Tetralogy, actually – if you want the whole story, it starts with Richard II and continues through Henry IV, Parts 1 and 2 and Henry V. I like to throw The Merry Wives of Windsor in as well when I teach them, but even I will admit that it’s not an integral part of the saga.
However, Henry V works fine as a standalone – mostly. Here is the Cliff’s Notes version of the bits that are useful to know from the earlier installments.
– In Richard II, Henry Bolingbroke – the father of Henry V – deposes his cousin Richard and becomes King Henry IV. Richard is later murdered in prison, although Henry IV is careful to denounce the murderer in public. (You should imagine Richard’s ghost lurking in the wings the whole time; sooner or later, Bolingbroke’s line is going to pay.)
– Henry IV then spends most of his reign putting down one rebellion after another. On his deathbed, he warns his son to be careful of his fellow nobles and counsels him to “busy giddy minds with foreign quarrels” (advice which Henry V will take to heart).

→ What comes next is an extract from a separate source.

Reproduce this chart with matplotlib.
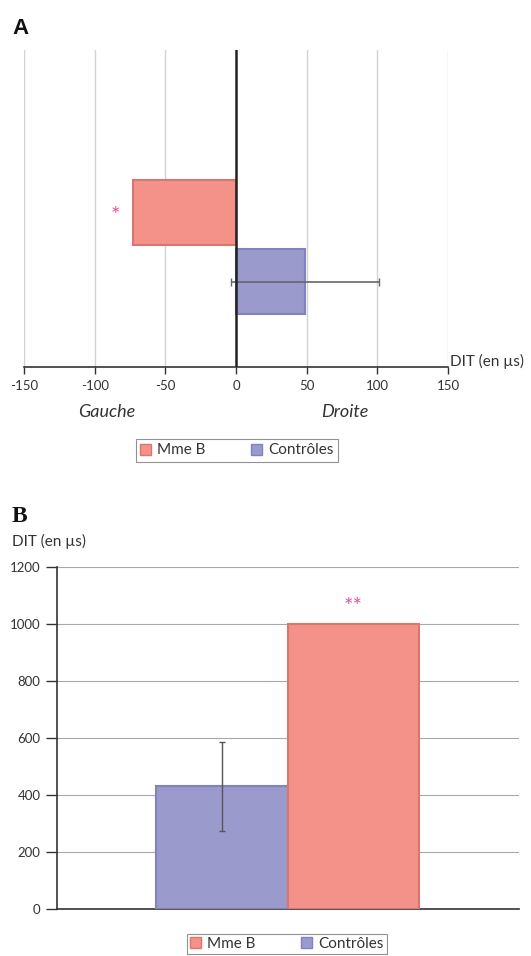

– After spending his youth hanging out in taverns and playing practical jokes on his drinking buddy Sir John Falstaff, Henry V has a striking reformation after he’s crowned. He dismisses Falstaff and banishes him from his presence. (Whether this is a painful but necessary decision or a truly callous one depends a great deal on how the scene is played.) Falstaff doesn’t appear onstage in Henry V, but his ghost is arguably lurking about, as well. Falstaff’s gang of disreputable friends – Hostess Quickly, Pistol, Nym, Bardolph, and an unnamed boy – are still around. (The king definitely knows who Bardolph is and has been on friendly terms with him in the past; this is important.)
– Early in the play, there is a scene in which Henry V has to deal with three traitors, one of whom is named Richard, Earl of Cambridge. Richard is the brother-in-law of Edmund Mortimer, who is in prison, but whose claim to the throne is in fact stronger than Henry’s. Richard is also the father of the Yorkist line that will eventually depose Henry’s heirs. (Most of this is not made explicit in the play, but everyone in Shakespeare’s audience would have known it.)
Oh, and don’t worry if you have trouble following the opening scene with the archbishops. It’s meant to be about as clear as mud, but the gist of it is that Henry has a claim to the French throne via one of his female ancestors, which the French don’t recognize because their law forbids succession through the female line.